--- Exercise ---
Print exactly the lines below between the line containing "Generate a component" and the line containing "const DARK = '#bfbfbf';", counting both of those lines. Leave pictures out.

— START Input data —

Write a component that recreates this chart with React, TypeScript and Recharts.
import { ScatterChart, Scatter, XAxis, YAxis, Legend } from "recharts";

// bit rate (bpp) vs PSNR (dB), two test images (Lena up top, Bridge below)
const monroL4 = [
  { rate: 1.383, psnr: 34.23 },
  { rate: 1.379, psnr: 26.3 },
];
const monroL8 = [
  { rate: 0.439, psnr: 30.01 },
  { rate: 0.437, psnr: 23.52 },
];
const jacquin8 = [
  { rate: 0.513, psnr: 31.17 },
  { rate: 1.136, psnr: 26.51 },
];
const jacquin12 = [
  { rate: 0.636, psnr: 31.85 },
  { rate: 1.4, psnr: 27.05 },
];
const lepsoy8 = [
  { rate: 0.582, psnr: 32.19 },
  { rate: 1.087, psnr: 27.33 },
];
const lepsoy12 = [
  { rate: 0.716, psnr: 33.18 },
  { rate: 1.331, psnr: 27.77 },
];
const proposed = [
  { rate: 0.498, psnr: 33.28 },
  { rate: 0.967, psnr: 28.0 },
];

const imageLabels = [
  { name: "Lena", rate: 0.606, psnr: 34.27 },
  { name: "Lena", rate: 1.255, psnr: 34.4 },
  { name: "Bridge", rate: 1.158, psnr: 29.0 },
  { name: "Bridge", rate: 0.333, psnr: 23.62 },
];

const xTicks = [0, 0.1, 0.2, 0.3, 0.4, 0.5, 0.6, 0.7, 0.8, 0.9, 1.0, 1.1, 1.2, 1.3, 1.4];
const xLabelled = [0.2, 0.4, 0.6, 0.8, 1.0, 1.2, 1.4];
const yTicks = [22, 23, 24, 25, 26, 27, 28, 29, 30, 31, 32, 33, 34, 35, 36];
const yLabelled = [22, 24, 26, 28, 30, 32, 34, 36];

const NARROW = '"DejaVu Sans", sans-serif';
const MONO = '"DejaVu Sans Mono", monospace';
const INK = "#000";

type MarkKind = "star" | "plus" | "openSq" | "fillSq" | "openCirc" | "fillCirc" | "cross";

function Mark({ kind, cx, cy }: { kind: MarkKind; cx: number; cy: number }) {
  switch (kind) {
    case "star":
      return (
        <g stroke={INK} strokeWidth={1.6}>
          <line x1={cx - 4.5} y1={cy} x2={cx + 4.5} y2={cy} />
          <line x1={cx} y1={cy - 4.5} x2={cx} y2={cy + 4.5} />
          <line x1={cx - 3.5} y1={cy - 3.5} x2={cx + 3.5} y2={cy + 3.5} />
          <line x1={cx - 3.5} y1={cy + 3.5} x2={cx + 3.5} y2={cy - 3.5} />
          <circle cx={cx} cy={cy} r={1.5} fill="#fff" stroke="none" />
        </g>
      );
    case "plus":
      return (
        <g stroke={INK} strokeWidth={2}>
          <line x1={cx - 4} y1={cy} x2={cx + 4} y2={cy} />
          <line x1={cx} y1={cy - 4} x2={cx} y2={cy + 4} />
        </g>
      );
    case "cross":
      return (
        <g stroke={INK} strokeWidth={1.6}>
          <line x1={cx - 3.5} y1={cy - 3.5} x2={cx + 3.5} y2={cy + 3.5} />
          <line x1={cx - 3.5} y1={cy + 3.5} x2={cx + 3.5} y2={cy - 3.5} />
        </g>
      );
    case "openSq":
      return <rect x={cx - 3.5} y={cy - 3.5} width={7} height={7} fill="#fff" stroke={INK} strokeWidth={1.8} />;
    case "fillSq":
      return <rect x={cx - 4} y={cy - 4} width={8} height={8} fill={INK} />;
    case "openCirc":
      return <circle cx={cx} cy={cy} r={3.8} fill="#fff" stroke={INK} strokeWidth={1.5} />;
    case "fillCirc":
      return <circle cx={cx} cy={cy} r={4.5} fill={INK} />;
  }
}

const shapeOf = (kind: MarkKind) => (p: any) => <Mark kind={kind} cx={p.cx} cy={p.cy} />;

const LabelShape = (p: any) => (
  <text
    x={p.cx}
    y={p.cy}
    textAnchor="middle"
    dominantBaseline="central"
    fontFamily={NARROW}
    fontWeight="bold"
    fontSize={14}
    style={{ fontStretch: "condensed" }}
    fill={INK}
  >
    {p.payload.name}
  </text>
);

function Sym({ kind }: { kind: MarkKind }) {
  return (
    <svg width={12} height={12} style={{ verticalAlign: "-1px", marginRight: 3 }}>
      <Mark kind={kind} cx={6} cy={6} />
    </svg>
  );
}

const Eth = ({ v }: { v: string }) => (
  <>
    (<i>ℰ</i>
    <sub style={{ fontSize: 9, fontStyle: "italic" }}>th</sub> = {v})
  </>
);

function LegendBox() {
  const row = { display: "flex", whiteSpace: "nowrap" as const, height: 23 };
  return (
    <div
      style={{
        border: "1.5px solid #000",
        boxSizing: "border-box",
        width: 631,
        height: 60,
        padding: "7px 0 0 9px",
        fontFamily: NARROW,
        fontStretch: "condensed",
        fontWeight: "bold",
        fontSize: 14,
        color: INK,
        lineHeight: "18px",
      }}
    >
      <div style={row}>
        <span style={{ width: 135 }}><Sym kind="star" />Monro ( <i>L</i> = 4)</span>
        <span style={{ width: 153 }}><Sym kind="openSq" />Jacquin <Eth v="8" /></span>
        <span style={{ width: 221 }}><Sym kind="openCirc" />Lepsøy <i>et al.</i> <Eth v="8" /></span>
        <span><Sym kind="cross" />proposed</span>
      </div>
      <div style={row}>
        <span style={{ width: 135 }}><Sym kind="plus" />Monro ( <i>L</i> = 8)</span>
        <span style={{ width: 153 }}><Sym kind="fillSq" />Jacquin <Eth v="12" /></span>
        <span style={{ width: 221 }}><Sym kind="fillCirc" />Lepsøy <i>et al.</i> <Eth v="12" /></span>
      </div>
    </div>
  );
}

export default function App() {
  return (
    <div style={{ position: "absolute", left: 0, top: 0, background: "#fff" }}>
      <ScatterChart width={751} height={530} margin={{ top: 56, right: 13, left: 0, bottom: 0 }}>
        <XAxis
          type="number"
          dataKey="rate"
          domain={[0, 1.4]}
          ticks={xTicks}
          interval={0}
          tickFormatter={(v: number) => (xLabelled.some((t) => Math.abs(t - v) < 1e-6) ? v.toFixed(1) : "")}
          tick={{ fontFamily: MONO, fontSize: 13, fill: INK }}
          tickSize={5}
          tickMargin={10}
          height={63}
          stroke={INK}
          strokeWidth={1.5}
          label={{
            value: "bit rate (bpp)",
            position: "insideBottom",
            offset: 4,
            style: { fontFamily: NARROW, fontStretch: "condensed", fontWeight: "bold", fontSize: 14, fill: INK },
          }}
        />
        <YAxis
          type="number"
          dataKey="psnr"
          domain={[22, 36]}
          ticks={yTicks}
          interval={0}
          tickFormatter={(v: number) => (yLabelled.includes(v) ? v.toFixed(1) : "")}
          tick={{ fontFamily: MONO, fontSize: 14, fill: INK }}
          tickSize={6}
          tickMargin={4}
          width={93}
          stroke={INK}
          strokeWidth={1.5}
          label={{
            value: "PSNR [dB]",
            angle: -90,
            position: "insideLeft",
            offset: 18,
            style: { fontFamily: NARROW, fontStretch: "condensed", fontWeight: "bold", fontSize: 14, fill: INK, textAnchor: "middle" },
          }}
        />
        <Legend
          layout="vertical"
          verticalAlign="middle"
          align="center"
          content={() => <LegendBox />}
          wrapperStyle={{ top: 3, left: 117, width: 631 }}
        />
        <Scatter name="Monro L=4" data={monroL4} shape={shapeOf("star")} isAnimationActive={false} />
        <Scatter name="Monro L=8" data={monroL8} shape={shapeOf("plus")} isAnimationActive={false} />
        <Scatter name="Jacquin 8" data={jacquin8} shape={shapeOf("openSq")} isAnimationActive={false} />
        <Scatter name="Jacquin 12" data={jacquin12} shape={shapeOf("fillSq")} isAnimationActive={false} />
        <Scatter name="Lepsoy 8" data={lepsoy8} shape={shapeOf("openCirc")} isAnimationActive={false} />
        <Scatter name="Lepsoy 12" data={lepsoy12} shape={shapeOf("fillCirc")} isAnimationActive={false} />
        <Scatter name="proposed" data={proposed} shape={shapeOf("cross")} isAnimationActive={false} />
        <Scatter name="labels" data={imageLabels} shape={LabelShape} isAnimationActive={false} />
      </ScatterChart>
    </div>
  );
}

— END Input data —
— START Input data —

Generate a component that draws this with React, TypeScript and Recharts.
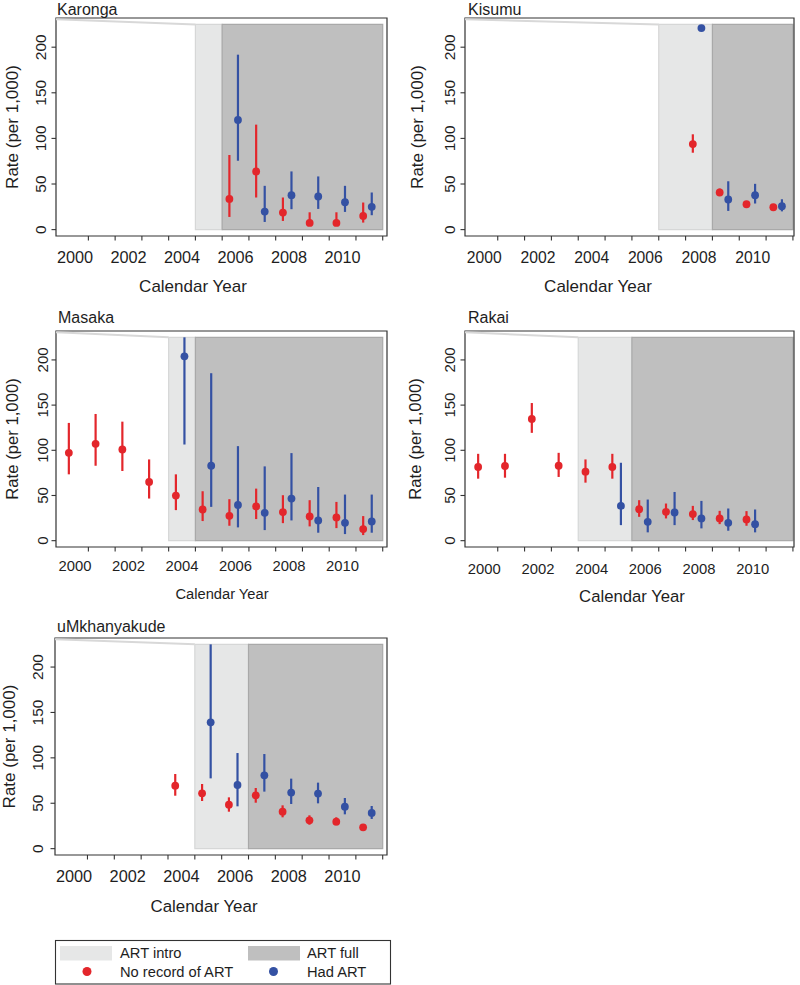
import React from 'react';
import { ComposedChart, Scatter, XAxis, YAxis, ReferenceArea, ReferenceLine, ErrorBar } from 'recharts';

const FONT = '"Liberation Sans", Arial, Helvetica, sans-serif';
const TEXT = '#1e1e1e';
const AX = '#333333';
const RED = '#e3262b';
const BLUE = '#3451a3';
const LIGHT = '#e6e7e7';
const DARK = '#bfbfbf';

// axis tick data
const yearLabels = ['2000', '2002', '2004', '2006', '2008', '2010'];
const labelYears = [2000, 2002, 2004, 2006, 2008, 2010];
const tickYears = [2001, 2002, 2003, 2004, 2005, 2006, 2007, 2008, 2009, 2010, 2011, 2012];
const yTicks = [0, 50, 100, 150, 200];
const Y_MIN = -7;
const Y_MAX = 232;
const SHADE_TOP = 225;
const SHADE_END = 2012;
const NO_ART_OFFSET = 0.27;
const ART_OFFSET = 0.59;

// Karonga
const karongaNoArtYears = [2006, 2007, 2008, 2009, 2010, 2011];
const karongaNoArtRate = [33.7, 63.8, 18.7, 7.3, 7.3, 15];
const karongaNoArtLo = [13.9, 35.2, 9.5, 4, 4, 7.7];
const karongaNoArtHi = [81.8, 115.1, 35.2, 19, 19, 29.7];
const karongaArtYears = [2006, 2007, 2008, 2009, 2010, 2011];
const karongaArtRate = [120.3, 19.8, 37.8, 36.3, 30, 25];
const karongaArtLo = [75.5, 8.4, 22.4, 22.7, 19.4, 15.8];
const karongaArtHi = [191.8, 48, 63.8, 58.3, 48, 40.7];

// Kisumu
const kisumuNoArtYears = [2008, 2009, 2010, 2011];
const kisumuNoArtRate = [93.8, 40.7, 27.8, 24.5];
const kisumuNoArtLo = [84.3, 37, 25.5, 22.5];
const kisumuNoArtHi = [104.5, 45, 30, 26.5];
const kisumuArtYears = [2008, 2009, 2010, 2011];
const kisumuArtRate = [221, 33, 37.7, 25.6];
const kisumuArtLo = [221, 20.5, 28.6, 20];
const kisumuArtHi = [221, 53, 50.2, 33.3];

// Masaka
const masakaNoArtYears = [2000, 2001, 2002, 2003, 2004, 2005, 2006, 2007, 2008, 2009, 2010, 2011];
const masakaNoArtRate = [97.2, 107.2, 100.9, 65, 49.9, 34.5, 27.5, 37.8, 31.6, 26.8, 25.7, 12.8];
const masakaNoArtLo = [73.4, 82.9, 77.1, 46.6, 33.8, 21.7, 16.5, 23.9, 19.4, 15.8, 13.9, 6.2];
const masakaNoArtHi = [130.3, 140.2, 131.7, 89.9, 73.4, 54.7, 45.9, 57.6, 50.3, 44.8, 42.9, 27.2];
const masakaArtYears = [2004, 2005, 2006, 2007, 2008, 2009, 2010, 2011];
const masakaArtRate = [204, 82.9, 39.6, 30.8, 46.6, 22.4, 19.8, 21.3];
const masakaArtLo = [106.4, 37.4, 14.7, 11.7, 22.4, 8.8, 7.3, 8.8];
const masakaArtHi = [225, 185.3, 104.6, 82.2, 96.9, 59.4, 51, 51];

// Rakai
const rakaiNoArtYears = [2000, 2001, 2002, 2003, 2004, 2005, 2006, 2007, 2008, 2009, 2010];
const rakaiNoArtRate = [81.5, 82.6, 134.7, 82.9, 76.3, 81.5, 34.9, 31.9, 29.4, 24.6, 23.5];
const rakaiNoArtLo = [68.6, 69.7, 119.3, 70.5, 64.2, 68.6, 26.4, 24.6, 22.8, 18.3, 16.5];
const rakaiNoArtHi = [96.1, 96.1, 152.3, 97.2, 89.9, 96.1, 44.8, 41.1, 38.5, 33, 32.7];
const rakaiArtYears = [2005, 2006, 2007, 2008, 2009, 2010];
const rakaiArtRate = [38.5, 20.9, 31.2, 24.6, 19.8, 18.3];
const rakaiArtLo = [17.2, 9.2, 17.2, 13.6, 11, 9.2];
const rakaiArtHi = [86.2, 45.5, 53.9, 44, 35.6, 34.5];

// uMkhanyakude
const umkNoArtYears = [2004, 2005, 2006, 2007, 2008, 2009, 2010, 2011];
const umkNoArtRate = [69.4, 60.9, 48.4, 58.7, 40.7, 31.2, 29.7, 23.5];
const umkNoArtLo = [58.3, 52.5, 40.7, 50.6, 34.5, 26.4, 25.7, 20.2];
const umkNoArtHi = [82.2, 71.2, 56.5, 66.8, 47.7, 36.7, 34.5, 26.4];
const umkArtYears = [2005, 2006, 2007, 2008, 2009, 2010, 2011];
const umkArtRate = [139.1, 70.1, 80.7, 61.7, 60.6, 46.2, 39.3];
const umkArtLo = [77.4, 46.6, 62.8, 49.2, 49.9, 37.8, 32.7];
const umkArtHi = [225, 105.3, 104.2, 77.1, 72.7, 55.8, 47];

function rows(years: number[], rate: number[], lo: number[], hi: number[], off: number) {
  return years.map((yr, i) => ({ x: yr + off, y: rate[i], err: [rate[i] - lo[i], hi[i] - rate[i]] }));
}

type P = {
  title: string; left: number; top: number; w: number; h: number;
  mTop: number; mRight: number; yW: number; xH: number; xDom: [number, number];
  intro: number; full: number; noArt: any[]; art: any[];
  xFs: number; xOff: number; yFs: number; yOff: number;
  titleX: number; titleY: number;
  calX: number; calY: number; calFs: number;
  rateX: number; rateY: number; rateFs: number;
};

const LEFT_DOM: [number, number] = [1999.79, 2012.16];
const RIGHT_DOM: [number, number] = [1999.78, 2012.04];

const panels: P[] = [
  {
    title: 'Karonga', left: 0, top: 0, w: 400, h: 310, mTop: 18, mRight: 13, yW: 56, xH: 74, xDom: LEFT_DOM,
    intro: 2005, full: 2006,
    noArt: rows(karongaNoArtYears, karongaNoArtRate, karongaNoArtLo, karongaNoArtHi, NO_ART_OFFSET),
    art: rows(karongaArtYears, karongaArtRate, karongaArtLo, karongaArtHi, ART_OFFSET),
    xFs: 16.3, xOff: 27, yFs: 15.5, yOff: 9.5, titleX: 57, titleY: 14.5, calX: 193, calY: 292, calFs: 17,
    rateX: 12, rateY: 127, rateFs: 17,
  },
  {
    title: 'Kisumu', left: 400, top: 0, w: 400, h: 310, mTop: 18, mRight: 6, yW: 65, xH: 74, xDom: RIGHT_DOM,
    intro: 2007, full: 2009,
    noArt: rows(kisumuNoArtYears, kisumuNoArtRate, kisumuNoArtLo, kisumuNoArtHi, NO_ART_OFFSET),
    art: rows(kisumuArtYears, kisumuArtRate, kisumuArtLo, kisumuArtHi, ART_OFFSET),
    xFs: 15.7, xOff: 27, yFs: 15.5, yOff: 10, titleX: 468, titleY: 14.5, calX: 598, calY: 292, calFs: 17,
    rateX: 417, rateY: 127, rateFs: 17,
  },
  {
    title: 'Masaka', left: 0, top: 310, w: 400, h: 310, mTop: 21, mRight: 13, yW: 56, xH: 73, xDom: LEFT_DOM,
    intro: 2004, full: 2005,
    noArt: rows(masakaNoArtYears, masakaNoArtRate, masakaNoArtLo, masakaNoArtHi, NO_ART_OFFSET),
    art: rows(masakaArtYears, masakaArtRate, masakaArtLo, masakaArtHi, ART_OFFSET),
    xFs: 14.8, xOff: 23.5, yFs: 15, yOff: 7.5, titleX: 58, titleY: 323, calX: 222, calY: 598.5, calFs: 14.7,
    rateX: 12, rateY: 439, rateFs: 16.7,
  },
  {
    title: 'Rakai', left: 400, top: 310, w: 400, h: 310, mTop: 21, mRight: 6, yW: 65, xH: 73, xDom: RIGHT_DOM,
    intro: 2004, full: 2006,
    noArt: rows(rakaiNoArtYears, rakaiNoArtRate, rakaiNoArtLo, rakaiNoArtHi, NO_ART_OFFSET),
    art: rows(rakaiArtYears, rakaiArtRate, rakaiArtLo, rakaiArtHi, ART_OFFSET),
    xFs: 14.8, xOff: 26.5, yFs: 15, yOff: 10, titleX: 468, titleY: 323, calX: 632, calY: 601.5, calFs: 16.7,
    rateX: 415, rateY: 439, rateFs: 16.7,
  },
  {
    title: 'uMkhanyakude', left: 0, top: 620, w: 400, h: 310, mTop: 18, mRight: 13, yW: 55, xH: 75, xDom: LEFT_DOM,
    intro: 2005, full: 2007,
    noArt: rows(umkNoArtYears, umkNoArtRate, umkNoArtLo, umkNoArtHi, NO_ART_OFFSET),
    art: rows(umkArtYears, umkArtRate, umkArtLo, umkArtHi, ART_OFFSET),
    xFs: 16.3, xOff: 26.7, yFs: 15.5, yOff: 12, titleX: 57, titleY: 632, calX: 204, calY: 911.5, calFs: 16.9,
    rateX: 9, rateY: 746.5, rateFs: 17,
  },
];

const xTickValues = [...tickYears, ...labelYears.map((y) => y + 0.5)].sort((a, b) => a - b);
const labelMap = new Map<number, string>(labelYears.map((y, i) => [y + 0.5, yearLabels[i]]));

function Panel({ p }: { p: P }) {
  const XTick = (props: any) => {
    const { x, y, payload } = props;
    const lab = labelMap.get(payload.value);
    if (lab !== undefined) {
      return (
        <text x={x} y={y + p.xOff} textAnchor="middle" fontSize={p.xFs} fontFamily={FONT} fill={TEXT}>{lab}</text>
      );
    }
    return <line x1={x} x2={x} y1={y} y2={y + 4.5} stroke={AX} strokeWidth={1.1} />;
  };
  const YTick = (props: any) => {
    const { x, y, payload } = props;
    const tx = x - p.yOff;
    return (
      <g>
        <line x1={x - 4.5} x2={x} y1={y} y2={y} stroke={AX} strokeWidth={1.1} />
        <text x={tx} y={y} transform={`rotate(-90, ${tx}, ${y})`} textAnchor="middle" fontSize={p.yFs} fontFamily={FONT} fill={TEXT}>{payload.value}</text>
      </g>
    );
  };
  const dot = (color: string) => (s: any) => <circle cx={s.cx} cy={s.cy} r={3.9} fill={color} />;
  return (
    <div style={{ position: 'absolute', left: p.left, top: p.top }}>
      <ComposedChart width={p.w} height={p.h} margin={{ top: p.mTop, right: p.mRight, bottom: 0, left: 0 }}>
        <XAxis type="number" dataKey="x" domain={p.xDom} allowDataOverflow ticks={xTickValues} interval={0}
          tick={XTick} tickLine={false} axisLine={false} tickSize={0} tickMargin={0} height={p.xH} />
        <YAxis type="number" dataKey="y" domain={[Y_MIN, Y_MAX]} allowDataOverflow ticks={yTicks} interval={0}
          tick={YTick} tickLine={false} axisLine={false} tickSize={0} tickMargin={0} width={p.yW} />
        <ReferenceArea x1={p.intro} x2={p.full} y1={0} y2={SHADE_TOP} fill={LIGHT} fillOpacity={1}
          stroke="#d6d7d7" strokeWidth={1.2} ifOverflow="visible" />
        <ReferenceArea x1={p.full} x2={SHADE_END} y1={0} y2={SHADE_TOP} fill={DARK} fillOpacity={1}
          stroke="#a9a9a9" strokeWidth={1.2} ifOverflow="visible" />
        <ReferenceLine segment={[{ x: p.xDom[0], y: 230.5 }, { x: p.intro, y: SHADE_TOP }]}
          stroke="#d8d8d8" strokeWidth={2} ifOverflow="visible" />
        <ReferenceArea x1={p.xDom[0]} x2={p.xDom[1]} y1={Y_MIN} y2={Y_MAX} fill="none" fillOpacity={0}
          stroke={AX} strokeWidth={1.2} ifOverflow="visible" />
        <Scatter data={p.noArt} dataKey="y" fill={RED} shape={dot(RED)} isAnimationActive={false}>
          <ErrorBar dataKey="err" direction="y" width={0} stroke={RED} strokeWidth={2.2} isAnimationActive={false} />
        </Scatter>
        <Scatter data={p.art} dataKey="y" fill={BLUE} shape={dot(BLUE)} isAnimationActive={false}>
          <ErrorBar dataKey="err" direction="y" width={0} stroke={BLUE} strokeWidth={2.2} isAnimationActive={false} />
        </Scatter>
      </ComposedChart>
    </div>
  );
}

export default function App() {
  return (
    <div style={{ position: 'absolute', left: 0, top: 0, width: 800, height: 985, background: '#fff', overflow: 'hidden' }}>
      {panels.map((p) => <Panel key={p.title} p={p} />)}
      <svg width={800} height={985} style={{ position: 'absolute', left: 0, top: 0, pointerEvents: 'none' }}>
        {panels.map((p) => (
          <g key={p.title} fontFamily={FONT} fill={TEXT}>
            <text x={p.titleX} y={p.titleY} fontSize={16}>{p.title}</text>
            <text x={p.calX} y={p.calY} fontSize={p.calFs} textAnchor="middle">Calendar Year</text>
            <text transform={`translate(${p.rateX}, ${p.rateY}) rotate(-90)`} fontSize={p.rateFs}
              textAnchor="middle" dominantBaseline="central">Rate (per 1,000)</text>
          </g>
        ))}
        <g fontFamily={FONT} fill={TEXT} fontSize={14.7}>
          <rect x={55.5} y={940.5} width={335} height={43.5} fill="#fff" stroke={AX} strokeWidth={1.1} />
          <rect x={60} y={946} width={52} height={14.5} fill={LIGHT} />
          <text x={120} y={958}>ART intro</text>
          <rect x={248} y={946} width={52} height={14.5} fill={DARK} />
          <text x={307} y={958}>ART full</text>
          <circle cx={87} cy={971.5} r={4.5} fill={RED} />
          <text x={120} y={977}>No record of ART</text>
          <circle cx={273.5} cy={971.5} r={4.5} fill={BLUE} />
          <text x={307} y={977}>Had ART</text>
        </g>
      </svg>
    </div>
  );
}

— END Input data —
— START Input data —

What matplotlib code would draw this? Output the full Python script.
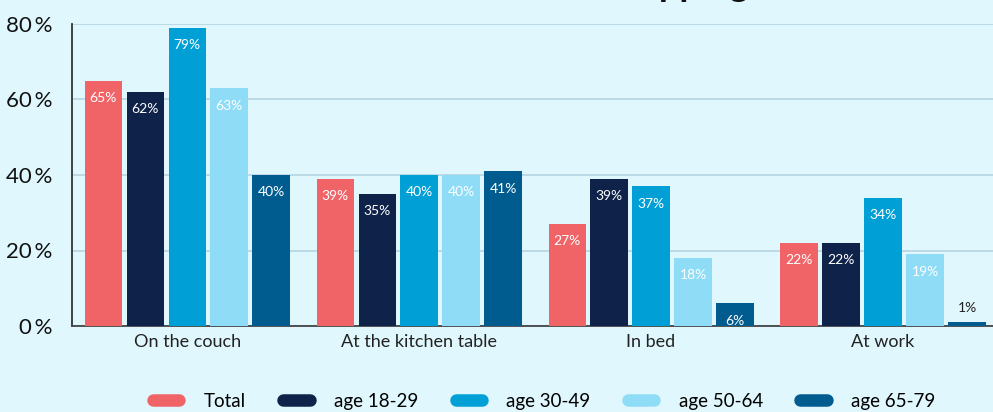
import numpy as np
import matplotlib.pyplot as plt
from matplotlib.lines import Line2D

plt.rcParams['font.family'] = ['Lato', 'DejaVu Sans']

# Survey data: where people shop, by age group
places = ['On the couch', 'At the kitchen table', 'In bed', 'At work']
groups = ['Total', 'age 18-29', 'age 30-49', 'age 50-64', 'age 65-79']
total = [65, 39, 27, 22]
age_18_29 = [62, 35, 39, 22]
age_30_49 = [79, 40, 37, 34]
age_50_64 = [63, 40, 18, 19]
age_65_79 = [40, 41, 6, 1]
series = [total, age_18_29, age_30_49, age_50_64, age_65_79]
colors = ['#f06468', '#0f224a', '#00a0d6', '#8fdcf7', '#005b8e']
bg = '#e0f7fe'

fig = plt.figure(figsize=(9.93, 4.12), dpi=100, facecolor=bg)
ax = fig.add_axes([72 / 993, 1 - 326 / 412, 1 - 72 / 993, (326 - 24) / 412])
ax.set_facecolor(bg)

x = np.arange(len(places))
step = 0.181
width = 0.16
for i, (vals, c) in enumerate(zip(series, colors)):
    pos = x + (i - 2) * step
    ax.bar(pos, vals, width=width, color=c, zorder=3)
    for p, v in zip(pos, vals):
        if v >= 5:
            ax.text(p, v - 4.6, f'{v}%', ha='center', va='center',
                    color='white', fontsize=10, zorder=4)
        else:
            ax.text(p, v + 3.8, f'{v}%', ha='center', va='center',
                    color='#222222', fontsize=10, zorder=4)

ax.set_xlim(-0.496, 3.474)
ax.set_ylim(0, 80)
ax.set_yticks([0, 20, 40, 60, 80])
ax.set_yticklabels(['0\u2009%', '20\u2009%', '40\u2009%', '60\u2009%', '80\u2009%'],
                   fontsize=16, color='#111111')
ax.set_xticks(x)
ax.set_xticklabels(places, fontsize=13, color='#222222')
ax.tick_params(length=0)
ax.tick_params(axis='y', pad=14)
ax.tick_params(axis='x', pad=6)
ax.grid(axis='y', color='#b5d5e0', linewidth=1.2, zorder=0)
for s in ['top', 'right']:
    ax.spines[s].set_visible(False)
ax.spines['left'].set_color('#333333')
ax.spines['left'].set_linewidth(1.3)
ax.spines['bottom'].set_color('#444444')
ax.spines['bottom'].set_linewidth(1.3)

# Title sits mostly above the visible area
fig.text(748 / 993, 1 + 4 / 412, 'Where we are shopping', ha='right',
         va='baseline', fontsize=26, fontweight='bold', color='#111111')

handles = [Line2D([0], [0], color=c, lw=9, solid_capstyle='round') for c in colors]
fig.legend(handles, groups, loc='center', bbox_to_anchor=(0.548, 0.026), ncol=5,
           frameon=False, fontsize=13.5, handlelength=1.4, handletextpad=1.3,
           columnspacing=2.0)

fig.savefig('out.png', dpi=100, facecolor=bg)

— END Input data —

--- Result of this exercise ---
Generate a component that draws this with React, TypeScript and Recharts.
import React from 'react';
import { ComposedChart, Scatter, XAxis, YAxis, ReferenceArea, ReferenceLine, ErrorBar } from 'recharts';

const FONT = '"Liberation Sans", Arial, Helvetica, sans-serif';
const TEXT = '#1e1e1e';
const AX = '#333333';
const RED = '#e3262b';
const BLUE = '#3451a3';
const LIGHT = '#e6e7e7';
const DARK = '#bfbfbf';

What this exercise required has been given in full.